We recommend monitoring your credit report and credit score regularly as this will help you better understand what will positively and negatively affect it, and, in turn, allow you to build better credit based on these findings. For example, did your credit drop a significant amount due to a missed payment? The best way to learn what affects your credit score is to continuously monitor and note when it goes up or down. This also helps to catch signs of theft if you notice any inconsistencies.

6. Don’t Get Too Zealous

While this goes without saying, it’s always a helpful reminder to pause and think about what you truly can and cannot afford. The more credit cards and loans that you open, the greater the risk of falling into debt and negatively affecting your score. As a young spender who is just starting out, we recommend managing just one credit card and/or small loan until you understand how things work. Starting small will help ensure that you don’t ruin your credit from the beginning, and have to retroactively go back and fix it.
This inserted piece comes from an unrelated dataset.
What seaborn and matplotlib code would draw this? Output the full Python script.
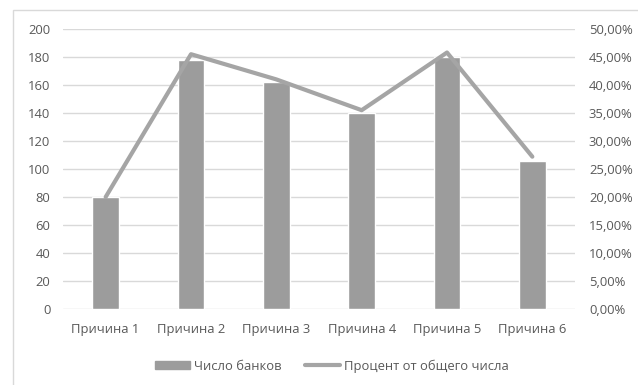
import matplotlib
matplotlib.use("Agg")
import matplotlib.pyplot as plt
import matplotlib.patches as mpatches
from matplotlib.lines import Line2D
from matplotlib.ticker import FuncFormatter, MultipleLocator
import seaborn as sns
import pandas as pd

categories = ["Причина 1", "Причина 2", "Причина 3", "Причина 4", "Причина 5", "Причина 6"]
banks = [80, 178, 162, 140, 180, 106]
percent = [20.0, 45.5, 41.0, 35.5, 45.8, 27.2]

bar_label = "Число банков"
line_label = "Процент от общего числа"

sns.set_theme(style="white")
plt.rcParams["font.family"] = ["Open Sans", "DejaVu Sans"]

text_color = "#595959"
grid_color = "#d9d9d9"
bar_color = "#9c9c9c"
line_color = "#a5a5a5"
fs = 9.4

df = pd.DataFrame({"cat": categories, "banks": banks, "pct": percent})

fig = plt.figure(figsize=(6.38, 3.85), dpi=100)
ax = fig.add_axes([63 / 638, 1 - 309 / 385, (575 - 63) / 638, (309 - 29) / 385])

sns.barplot(data=df, x="cat", y="banks", color=bar_color, width=0.31,
            saturation=1, ax=ax, zorder=2)
ax.set_ylim(0, 200)
ax.yaxis.set_major_locator(MultipleLocator(20))
ax.grid(axis="y", color=grid_color, linewidth=1, zorder=0)
ax.set_axisbelow(True)
for s in ax.spines.values():
    s.set_visible(False)
ax.set_xlabel("")
ax.set_ylabel("")
ax.tick_params(axis="both", length=0, colors=text_color, labelsize=fs)
ax.tick_params(axis="y", pad=9)
ax.tick_params(axis="x", pad=10)

ax2 = ax.twinx()
sns.lineplot(data=df, x="cat", y="pct", color=line_color, linewidth=3,
             ax=ax2, sort=False)
ax2.set_ylim(0, 50)
ax2.yaxis.set_major_locator(MultipleLocator(5))
ax2.yaxis.set_major_formatter(FuncFormatter(lambda v, p: f"{v:.2f}%".replace(".", ",")))
for s in ax2.spines.values():
    s.set_visible(False)
ax2.set_xlabel("")
ax2.set_ylabel("")
ax2.tick_params(axis="y", length=0, colors=text_color, labelsize=fs, pad=10)
ax.set_xlim(-0.5, len(categories) - 0.5)

handles = [
    mpatches.Patch(color=bar_color, label=bar_label),
    Line2D([0], [0], color=line_color, linewidth=3, label=line_label),
]
fig.legend(handles=handles, loc="center", bbox_to_anchor=(0.52, 1 - 366 / 385),
           ncol=2, frameon=False, fontsize=fs, labelcolor=text_color,
           handlelength=2.7, handleheight=0.6, handletextpad=0.3,
           columnspacing=1.8)

frame = mpatches.Rectangle((13 / 638, -0.5), 2, 1.5 - 10 / 385,
                           transform=fig.transFigure, fill=False,
                           edgecolor=grid_color, linewidth=1)
fig.patches.append(frame)

fig.savefig("out.png", dpi=100)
As time goes on, you can add other lines of credit into the mix and begin diversifying your credit profile.

While starting to build your credit may seem like a long and daunting task, there are ways you can begin establishing a positive credit history, even as young as 18. Utilize the above tips and continuously educate yourself on how to build credit so that you can purchase your dream car at an affordable rate sooner rather than later.